Then I discovered that the wheelchair seat had no seats around it, basically there would be space for Gus but not for me. None of the seats around it had any room for Gus to lay under them so what was I supposed to do?

In the end I sat in the wheelchair space on the floor for over an hour and a half, I spent this time having poor Gus being stepped on even after I had warned people that he was there, I was also stepped on, people tried to block us both into the space with bags and even tried to wheel them on top of us.

I remain utterly disgusted by this, I was basically a piece of luggage, one particular old fart of a commuter stepped on Gus  after I had already warned her that he was there, I pointed this out to her and then she patted me on the head and apologised, I was fuming!

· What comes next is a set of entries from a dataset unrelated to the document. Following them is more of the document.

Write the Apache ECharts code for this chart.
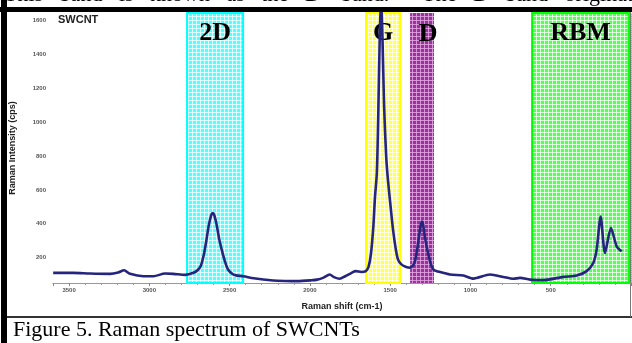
<!DOCTYPE html>
<html>
<head>
<meta charset="utf-8">
<script src="https://cdn.jsdelivr.net/npm/echarts@6/dist/echarts.min.js"></script>
<style>
  html, body { margin: 0; padding: 0; background: #fff; }
  #chart { width: 632px; height: 343px; }
</style>
</head>
<body>
<div id="chart"></div>
<script>
// Raman shift (cm-1) and intensity (cps)
const shifts = [3599, 3576, 3473, 3369, 3244, 3194, 3157, 3120, 3037, 2974, 2902, 2850, 2777, 2725,
  2700, 2680, 2660, 2645, 2630, 2615, 2605, 2595, 2580, 2565, 2550, 2530, 2510, 2480, 2460, 2414,
  2350, 2229, 2150, 2080, 1990, 1955, 1915, 1877, 1850, 1815, 1780, 1740, 1715, 1680, 1652,
  1635, 1620, 1605, 1595, 1583, 1575, 1565, 1557, 1548, 1538, 1525, 1513, 1495, 1482, 1465, 1451,
  1430, 1400, 1376, 1360, 1345, 1330, 1318, 1308, 1302, 1295, 1285, 1272, 1255, 1240, 1225, 1210,
  1127, 1044, 982, 878, 795, 733, 691, 629, 546, 421, 338, 276, 235, 214, 189, 162, 125, 89, 58];
const intensity = [110, 110, 110, 106, 104, 112, 125, 104, 90, 90, 106, 104, 98, 110,
  125, 150, 220, 300, 390, 450, 463, 450, 390, 310, 250, 180, 130, 102, 95, 90,
  78, 65, 62, 61, 66, 70, 82, 100, 85, 75, 90, 110, 120, 115, 120,
  145, 220, 380, 550, 700, 1000, 1500, 1750, 1500, 1100, 800, 650, 480, 364, 250, 188,
  160, 145, 141, 150, 180, 260, 340, 400, 413, 395, 330, 262, 190, 145, 125, 120,
  100, 94, 76, 100, 86, 75, 80, 70, 67, 86, 94, 120, 168, 247, 443, 227, 374, 266, 237];

// shaded bands: name, from, to
const bandNames = ['2D', 'G', 'D', 'RBM'];
const bandFrom = [2765, 1650, 1376, 616];
const bandTo = [2416, 1438, 1227, 12];

const xTicks = [500, 1000, 1500, 2000, 2500, 3000, 3500];
const yTicks = [200, 400, 600, 800, 1000, 1200, 1400, 1600];

function mesh(base, line) {
  const c = document.createElement('canvas');
  c.width = 4; c.height = 4;
  const g = c.getContext('2d');
  g.fillStyle = base; g.fillRect(0, 0, 4, 4);
  g.fillStyle = line; g.fillRect(0, 0, 4, 1); g.fillRect(0, 0, 1, 4);
  return { image: c, repeat: 'repeat' };
}

const bandStyles = [
  { color: mesh('#55ffff', 'rgba(255,255,255,0.75)'), borderColor: '#00ffff', borderWidth: 2 },
  { color: mesh('#ffff55', 'rgba(255,255,255,0.75)'), borderColor: '#ffff00', borderWidth: 2 },
  { color: mesh('#993399', 'rgba(230,170,230,0.8)'), borderWidth: 0 },
  { color: mesh('#55ff55', 'rgba(255,255,255,0.75)'), borderColor: '#00ff00', borderWidth: 2 },
];
const bandOffsets = [[0, 0], [0, 0], [6, 0], [0, 0]];

// text of the page above the figure, justified so it runs across the width
const aboveText = "This band is known as the D' band.  The D band originates".split(' ').join('   ');

const chart = echarts.init(document.getElementById('chart'), null, { renderer: 'canvas' });

const option = {
  backgroundColor: '#fff',
  animation: false,
  grid: { left: 53, right: 1, top: 13, bottom: 60 },
  xAxis: {
    type: 'value',
    inverse: true,
    min: 0,
    max: 3600,
    interval: 500,
    name: 'Raman shift (cm-1)',
    nameLocation: 'middle',
    nameGap: 19,
    nameTextStyle: { fontFamily: 'Liberation Sans', fontSize: 9, fontWeight: 'bold', color: '#222' },
    axisLine: { lineStyle: { color: '#999', width: 1 } },
    axisTick: { length: 3, lineStyle: { color: '#888' } },
    minorTick: { show: true, splitNumber: 5, length: 2, lineStyle: { color: '#999' } },
    axisLabel: {
      margin: 4, fontFamily: 'Liberation Sans', fontSize: 6, fontWeight: 'bold', color: '#555',
      customValues: xTicks, formatter: v => String(v)
    },
    splitLine: { show: false },
  },
  yAxis: {
    type: 'value',
    min: 50,
    max: 1645,
    name: 'Raman Intensity (cps)',
    nameLocation: 'middle',
    nameGap: 36,
    nameTextStyle: { fontFamily: 'Liberation Sans', fontSize: 9, fontWeight: 'bold', color: '#222' },
    axisLine: { show: true, lineStyle: { color: '#aaa', width: 1, type: 'dotted' } },
    axisTick: { show: true, length: 4, customValues: yTicks, lineStyle: { color: '#888' } },
    axisLabel: {
      margin: 7, fontFamily: 'Liberation Sans', fontSize: 6, fontWeight: 'bold', color: '#555',
      customValues: yTicks, formatter: v => String(v)
    },
    splitLine: { show: false },
  },
  graphic: [
    { type: 'rect', shape: { x: 1, y: 0, width: 6, height: 343 }, style: { fill: '#000' } },
    { type: 'rect', shape: { x: 0, y: 7, width: 632, height: 5 }, style: { fill: '#000' } },
    { type: 'rect', shape: { x: 7, y: 316, width: 625, height: 2 }, style: { fill: '#333' } },
    { type: 'rect', shape: { x: 630, y: 12, width: 1, height: 305 }, style: { fill: '#777' } },
    { type: 'text', left: 58, top: 14,
      style: { text: 'SWCNT', font: 'bold 11px "Liberation Sans"', fill: '#222' } },
    { type: 'text', left: 13, top: 319,
      style: { text: 'Figure 5. Raman spectrum of SWCNTs', font: '22px "Liberation Serif"', fill: '#000' } },
    { type: 'text', left: 4, top: -16, z: -1,
      style: { text: aboveText, font: '22px "Liberation Serif"', fill: '#000' } },
  ],
  series: [{
    type: 'line',
    data: shifts.map((s, i) => [s, intensity[i]]),
    symbol: 'none',
    smooth: 0.25,
    clip: true,
    lineStyle: { color: '#25257d', width: 2.6 },
    z: 5,
    markArea: {
      silent: true,
      data: bandNames.map((n, i) => [
        {
          name: n, xAxis: bandFrom[i], itemStyle: bandStyles[i],
          label: { offset: bandOffsets[i] }
        },
        { xAxis: bandTo[i] }
      ]),
      label: {
        show: true, position: 'insideTop', distance: 8,
        fontFamily: 'Liberation Serif', fontSize: 26, fontWeight: 'bold', color: '#000'
      }
    }
  }]
};

chart.setOption(option);
</script>
</body>
</html>
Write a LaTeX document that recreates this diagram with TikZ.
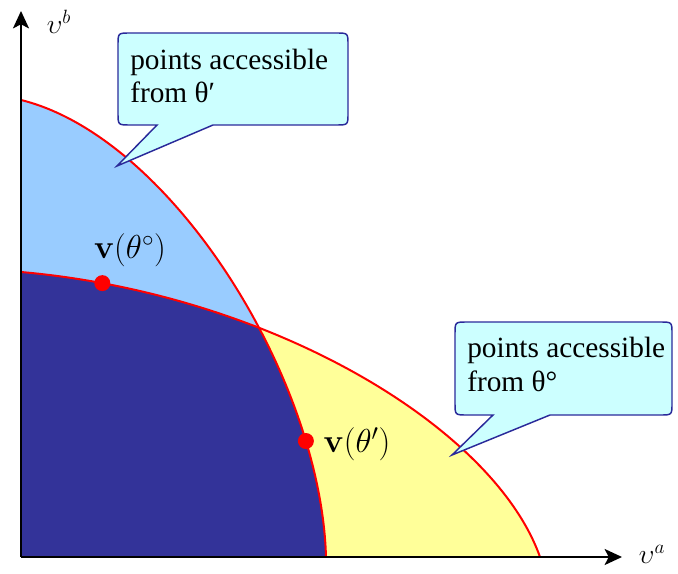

Then the guard came through the train and I asked him a question he turned around and answered talking to my support worker instead of to me, referring to me as she and stating that they have special assistance “for people like her”.

I snapped I told him to talk to me not about me I was on the verge of rude but I had had enough by that point.

I have never had a train journey that bad, I am honestly appalled by it I have heard horror stories from other disabled people that have had horrific train journeys, but I have always felt positive about travel by train and enjoyed it as a largely stress free experiences, but now the tables have turned, my journey was utterly horrific thanks to the train company for not training its staff as to how to talk to disabled people, not making there trains accessible and the other passengers being horrible old farts who only cared about themselves with no consideration for others – I hate people that are so selfish!